I met up with the one and only Greg Lee (and Wyatt) at Madison Studios for another Sazerac horn session. Last time we'd done Southern Nights, Gonna Move, Fat Man in a Bathtub, All That You Dream, and It's a New Day. Tonight's agenda was Give it What You Can, Sneakin' Sally Through the Alley, Sailing Shoes, and Hey Julia. Not a bad way to spend an evening, eh?
We tackled Give it What You Can first. Tough tune, somewhat because of my chart (which looked a little complicated when sight-reading), but mostly because of my difficulty with transposing the bari part from concert pitch. Ouch. Things got really bogged down. I sucked real bad. Perhaps I should have practiced these things before I tried to record them? Hmm? Getting all the parts down for this took two and a half hours. Four horn parts (alto, tenor 1, tenor 2, bari) plus some of the alto up an octave.
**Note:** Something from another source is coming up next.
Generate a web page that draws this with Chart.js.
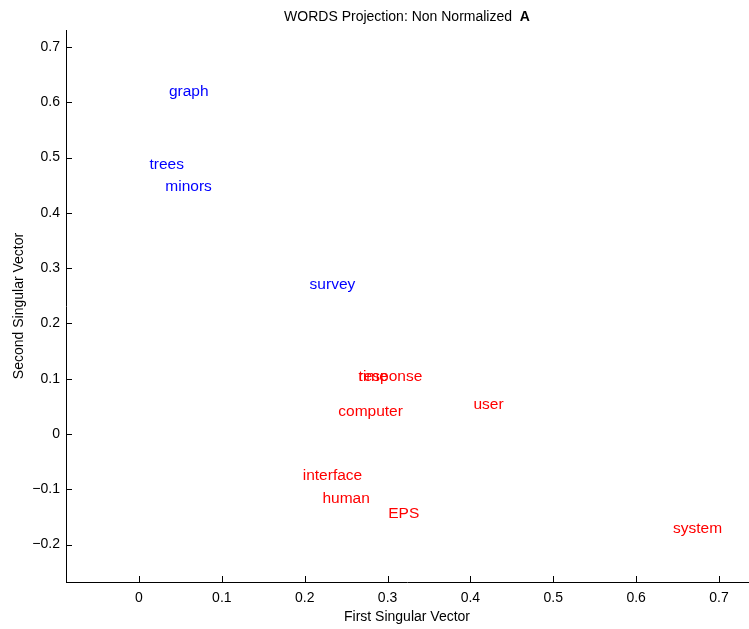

From there, things accelerated. Sneakin' Sally--easy. Sailing Shoes--yep. I finally got in a groove.
The last tune of the evening was Hey Julia. We decided to replace the female vocal parts with a pair of clarinets. Not a big deal, though I playing something up a whole step but down an octave on clarinet requires some brain power. As we began recording the second voice, all of the sudden my head exploded; I couldn't concentrate, I couldn't remember what I was doing, what the transposition was, how to play. Everything in my head was screaming AAAAAAAAHHHHHH!!!!! and I somehow managed to play without directly thinking about anything--sort of the mental equivalent of "hold still for just a second." Whew! With that, the session was over. Made it!
In the final one, we'll do any touch ups and add the solos (2 alto, 1 tenor). No transposing!